▶ _DATA SECTION_
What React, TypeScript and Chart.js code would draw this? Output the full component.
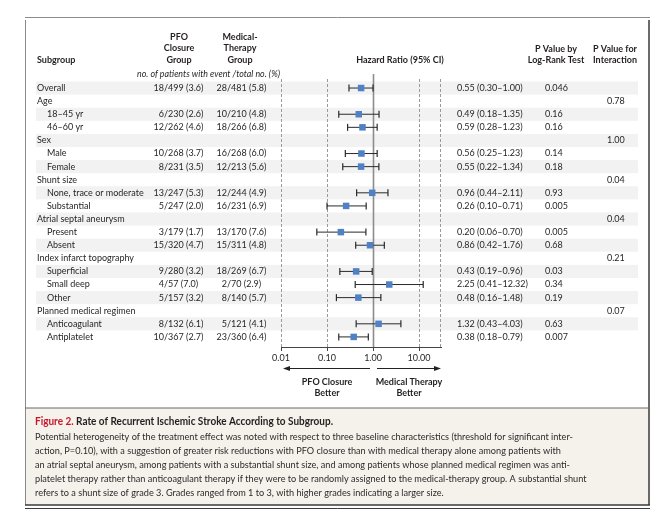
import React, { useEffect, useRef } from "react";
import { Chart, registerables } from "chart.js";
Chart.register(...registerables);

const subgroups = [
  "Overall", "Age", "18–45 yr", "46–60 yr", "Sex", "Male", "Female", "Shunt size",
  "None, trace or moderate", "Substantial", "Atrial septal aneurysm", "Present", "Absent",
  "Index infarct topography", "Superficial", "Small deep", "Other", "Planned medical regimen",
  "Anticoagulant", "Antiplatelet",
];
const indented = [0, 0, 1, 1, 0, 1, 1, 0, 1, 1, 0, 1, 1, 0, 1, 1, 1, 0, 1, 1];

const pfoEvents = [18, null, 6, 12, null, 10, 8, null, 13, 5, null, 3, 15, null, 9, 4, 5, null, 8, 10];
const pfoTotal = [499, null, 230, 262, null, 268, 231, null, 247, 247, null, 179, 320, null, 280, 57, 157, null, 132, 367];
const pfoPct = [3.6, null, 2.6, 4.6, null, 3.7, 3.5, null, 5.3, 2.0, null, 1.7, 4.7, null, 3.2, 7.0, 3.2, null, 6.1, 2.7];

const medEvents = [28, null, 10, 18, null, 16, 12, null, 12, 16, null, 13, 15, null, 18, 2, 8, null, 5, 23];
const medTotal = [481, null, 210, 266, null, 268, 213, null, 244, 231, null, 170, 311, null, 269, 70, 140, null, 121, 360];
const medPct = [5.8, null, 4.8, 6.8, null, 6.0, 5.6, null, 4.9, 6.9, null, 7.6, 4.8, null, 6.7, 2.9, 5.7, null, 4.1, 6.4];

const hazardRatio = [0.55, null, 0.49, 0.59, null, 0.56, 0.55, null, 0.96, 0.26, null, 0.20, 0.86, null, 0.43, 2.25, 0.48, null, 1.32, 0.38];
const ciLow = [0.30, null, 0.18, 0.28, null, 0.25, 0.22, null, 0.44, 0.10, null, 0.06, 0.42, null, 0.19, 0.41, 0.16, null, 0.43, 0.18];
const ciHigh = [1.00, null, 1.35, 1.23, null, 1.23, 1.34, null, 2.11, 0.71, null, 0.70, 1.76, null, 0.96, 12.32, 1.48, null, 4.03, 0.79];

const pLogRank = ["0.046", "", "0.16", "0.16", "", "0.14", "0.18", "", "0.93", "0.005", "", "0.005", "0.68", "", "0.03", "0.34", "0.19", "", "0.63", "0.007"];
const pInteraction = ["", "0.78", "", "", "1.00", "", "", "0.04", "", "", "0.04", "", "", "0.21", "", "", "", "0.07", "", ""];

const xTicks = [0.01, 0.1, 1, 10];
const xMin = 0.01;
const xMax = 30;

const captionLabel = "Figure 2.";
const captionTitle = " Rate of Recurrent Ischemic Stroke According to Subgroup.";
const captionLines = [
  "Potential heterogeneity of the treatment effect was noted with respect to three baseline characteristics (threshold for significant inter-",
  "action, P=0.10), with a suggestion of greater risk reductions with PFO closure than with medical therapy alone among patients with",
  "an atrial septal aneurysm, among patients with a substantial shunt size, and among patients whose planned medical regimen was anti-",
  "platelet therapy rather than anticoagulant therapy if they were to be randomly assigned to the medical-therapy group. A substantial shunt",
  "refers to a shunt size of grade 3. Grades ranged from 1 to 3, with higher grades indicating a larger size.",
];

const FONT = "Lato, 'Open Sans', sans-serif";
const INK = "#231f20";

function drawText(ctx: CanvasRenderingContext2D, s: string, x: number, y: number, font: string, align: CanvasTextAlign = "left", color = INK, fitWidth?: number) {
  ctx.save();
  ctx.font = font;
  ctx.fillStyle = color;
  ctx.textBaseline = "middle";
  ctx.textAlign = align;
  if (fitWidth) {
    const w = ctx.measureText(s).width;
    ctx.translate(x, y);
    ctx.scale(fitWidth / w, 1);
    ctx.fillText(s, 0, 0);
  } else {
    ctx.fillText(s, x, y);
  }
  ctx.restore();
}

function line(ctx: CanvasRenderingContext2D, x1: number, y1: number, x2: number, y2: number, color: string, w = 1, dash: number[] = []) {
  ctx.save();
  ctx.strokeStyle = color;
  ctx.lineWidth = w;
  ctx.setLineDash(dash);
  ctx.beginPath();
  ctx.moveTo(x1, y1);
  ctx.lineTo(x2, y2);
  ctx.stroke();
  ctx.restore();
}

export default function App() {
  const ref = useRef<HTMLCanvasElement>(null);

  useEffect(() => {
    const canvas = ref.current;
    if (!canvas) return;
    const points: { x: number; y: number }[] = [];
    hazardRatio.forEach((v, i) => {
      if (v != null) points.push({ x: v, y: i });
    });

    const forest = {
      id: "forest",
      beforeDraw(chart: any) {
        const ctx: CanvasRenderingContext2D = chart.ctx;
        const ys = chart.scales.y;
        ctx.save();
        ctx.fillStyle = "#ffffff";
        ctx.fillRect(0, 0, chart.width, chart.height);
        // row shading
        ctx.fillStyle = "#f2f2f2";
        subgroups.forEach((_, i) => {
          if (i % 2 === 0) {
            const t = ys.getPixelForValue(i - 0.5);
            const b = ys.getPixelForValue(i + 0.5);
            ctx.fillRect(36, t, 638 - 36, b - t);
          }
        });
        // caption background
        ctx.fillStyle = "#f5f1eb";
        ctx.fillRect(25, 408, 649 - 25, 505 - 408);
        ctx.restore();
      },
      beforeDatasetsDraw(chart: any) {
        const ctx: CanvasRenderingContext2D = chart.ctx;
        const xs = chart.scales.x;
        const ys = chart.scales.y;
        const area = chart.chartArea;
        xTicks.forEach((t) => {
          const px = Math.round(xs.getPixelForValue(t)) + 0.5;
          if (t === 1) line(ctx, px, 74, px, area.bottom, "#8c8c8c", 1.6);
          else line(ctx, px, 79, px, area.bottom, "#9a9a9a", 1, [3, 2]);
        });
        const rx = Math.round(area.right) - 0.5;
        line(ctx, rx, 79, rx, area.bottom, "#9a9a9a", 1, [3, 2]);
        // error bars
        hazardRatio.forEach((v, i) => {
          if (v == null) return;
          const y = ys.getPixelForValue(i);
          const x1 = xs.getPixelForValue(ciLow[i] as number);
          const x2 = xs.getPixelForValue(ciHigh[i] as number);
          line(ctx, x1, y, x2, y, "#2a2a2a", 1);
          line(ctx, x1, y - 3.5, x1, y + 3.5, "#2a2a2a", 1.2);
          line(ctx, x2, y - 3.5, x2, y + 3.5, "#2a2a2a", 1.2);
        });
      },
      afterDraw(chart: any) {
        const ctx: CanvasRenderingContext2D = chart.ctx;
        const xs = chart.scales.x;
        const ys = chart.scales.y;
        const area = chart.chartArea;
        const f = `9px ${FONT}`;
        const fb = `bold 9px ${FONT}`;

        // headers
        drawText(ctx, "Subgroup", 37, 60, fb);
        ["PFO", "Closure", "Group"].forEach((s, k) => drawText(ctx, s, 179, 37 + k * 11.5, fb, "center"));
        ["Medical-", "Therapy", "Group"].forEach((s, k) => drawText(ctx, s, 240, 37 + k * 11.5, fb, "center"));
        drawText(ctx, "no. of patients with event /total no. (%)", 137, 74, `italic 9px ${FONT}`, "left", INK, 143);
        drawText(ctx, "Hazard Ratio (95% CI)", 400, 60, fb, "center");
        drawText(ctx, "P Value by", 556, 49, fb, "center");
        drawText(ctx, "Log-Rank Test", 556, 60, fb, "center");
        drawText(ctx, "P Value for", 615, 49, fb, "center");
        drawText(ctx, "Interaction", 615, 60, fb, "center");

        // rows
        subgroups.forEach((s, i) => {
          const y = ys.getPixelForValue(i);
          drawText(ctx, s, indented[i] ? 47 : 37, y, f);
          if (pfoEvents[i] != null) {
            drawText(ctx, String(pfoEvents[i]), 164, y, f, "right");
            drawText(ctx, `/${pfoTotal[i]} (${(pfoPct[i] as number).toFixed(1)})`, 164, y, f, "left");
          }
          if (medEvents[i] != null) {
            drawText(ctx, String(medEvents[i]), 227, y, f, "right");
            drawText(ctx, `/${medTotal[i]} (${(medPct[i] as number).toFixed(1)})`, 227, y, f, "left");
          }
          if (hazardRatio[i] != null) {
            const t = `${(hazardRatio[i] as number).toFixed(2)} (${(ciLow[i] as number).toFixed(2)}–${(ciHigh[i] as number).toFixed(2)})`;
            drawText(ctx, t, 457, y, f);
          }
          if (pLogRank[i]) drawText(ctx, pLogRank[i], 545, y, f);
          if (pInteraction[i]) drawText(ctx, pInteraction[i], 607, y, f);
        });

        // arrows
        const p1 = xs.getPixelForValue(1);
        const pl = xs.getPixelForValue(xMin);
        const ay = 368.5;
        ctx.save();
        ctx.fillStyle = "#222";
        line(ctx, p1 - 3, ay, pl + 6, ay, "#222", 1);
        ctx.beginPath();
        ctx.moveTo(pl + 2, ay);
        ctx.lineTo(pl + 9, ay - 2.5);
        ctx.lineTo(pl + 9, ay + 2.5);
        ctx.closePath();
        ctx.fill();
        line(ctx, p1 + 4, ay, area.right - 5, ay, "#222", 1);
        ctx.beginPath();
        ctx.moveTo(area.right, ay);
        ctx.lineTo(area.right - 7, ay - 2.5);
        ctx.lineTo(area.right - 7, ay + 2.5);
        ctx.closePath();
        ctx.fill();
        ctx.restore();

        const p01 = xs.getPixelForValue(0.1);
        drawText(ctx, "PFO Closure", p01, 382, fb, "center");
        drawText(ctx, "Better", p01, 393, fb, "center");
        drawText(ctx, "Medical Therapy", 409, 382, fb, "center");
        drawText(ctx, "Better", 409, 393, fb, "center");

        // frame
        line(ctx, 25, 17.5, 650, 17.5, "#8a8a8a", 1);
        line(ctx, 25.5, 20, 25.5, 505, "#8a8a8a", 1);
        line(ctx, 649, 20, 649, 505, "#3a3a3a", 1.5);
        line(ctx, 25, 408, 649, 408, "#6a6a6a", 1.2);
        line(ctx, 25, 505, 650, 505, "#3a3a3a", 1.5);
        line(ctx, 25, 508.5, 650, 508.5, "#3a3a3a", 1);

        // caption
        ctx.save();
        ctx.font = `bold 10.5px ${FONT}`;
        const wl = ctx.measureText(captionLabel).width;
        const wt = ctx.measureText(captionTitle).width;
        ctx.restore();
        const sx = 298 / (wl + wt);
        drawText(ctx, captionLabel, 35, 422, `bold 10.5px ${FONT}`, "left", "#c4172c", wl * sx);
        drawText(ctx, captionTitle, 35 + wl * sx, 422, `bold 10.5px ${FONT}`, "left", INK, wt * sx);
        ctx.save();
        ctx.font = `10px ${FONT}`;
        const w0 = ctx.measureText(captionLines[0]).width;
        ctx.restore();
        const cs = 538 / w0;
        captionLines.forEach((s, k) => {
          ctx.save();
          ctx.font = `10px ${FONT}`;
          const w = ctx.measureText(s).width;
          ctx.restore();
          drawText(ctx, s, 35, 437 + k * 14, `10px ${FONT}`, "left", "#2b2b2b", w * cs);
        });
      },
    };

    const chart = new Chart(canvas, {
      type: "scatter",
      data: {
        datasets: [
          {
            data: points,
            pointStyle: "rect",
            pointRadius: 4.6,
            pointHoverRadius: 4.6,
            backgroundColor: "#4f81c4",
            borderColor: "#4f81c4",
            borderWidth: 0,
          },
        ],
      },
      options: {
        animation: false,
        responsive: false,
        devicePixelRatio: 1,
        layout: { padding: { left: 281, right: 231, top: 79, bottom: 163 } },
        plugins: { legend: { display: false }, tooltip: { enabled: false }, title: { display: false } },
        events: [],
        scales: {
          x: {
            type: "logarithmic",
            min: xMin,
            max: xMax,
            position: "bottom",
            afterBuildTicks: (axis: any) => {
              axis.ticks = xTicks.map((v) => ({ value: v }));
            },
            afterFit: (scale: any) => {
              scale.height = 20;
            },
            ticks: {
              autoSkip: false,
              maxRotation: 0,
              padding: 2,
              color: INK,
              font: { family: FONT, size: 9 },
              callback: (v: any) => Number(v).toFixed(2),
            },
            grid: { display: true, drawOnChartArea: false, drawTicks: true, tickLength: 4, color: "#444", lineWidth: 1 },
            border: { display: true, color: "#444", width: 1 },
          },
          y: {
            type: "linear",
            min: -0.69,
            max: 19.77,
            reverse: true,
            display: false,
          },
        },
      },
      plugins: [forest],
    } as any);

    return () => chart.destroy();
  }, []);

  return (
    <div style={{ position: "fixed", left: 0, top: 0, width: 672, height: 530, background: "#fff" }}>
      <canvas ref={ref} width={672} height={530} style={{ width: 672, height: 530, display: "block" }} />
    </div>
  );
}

▶ _SET PROBLEM_
Write out an exact copy of the listing, first line through the line containing "Chart.register(...registerables);", with the pictures left out.

▶ _SOLUTION TO THE EXERCISE_
What React, TypeScript and Chart.js code would draw this? Output the full component.
import React, { useEffect, useRef } from "react";
import { Chart, registerables } from "chart.js";
Chart.register(...registerables);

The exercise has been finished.